8. [Sanskrit available]
Therefore think thyself as Brahma, according to the view of the intelligent; but the world appears as some thing extended in the sight of men of imperfect understandings.

9. [Sanskrit available]
When the world is taken as one and the same with the tranquil intellect of God, it must be viewed in the light of the transparent spirit of Brahma. (i.e. spiritually and intellectually they are both the same).

10. [Sanskrit available]
Any other notion, Oh prince, which the mind may entertain about the nature of God, is said by the intelligent, to be the destruction of the right concept of the Deity.

11. [Sanskrit available]
Know O prince, that the destruction of the mind (or mental error), is tantamount to the destruction of the soul; and slight forgetfulness of the spirit, is hard to be retrieved in a whole kalpa. (He that loses the sight of his Lord for a moment, loses it forever).

12. [Sanskrit available]
No sooner you are freed from your personality, than you find yourself to be full of Divine knowledge, and your false personality flies away for your consummation in spirituality.

13. [Sanskrit available]
If you think the world to be existent from the meaning of the word viswa or all, then tell me how and whence could all this come into existence.

14. [Sanskrit available]
How can you call one to be a Brahman, who lifts up his arms and proclaims himself about to be a sudra?

15. [Sanskrit available]
He who cries himself saying that he is dead, after the sinking of his pulsation; take him for the dead, and his living to be mistaken for life.

16. [Sanskrit available]
All these erroneous appearances, that present themselves before us, are as false as a circle described by the whirling flame of a torch; and as delusive as the water in the mirage, a secondary moon in the mist, and the spectre of boys.

17. [Sanskrit available]
What then is the true name of this erroneous substance, misleading us to the wrong, which is commonly designated as the mind, and is wrapped in ignorance and error.

18. [Sanskrit available]
The mind is another name for ignorance, and an unreality appearing as a real entity. Here ignorance takes the name of the mind, and unreality passes under the title of reality.

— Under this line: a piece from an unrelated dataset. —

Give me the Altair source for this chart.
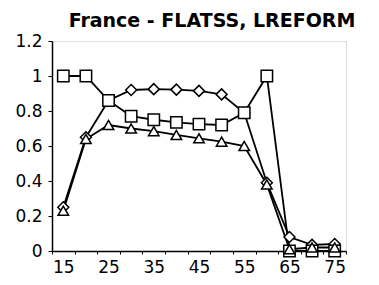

Ignorance is the want of true knowledge, as knowledge is the privation of ignorance.

19. [Sanskrit available]
Ignorance or false knowledge, is driven by our knowledge of truth; as the error of water in the desert, is dispelled by the knowledge of mirage.

20. [Sanskrit available]
As the knowledge of mirage removes the error of water in the sandy desert, so the knowledge of the mind as gross ignorance, removes the erroneous mind from the inward seat of the heart. (The heart and mind are often used for one another).

21. [Sanskrit available]
The knowledge of the want of a mind, serves to root out its prejudice at once; as the knowledge of the rope as no snake, removes the fear of the reptile in the rope.

22. [Sanskrit available]
As the knowledge of the privation of the snake in the rope, removes its bias from the mind;so the knowledge of the want of the mind, removes this offspring of error and ignorance from within us.

23. [Sanskrit available]
The knowledge of there being no such thing as the mind, removes its false impressions from the heart; because the mind and our egoism, are the brood of our ignorance only.

24. [Sanskrit available]
There is no mind nor egoism, seated in us as we commonly believe to be;there is one pure intelligence only both with and without us, which we can hardly perceive.

25. [Sanskrit available]
You who had so long the sense of your desire, your mind and your personality from your ignorance only; are quite set free from all of them at this moment, by your being awakened to the light of knowledge.

26. [Sanskrit available]
All the troubles that you have to meet with, owing to your fostering the inborn desire of your heart; are all driven away by your want of desire, as the wind disperses the flaming conflagration of the forest.

27. [Sanskrit available]
It is the dense essence of the Divinity that pervades the whole universe, as it is this circumambient ocean which surrounds all the continents of the earth.

28. [Sanskrit available]
There is nothing in existence as I, thou, this, or that or any other; there is no mind nor the senses, nor the earth nor sky; but they are all as the manifestations of the Divine spirit.

29. [Sanskrit available]
As the visibles appear in the forms of the frail pot and other fragile bodies on earth; so the many false invisible things appear to us in the forms of the mind, egoism and the like.

30. [Sanskrit available]
There is nothing, that is either born or dies away in all these three worlds; it is only the display of the Divine intellect, that gives rise to the ideas of existence and non-existence.

31. [Sanskrit available]
All these are but representations of the supreme soul, now evolved and now spread out from it; and there is no room for unity or duality, nor any error or fallibility in its nature.

32. [Sanskrit available]
Mind, O friend, that you are the true one, in the shape of your senses; and these will never be burnt at your cremation, nor will you be utterly destroyed by your death.

33. [Sanskrit available]
No part of thyself is ever increased or annihilated at any time, the entirety of thy pure self is immortal, and must remain entire for ever.

34. [Sanskrit available]
The powers of thy volition and nolition, and the other faculties of thy body and mind, are attributes of thyself; as the beams of moon, are the significant properties of that luminary. (The attributes are denotative of the subject).

35. [Sanskrit available]
Always remember the nature of thy soul, to be unborn and increate, without its beginning and end, never decaying and ever remaining the same; it is indivisible and without parts, it is the true essence, and existing from the beginning and never to have its end. (The immortality of the soul).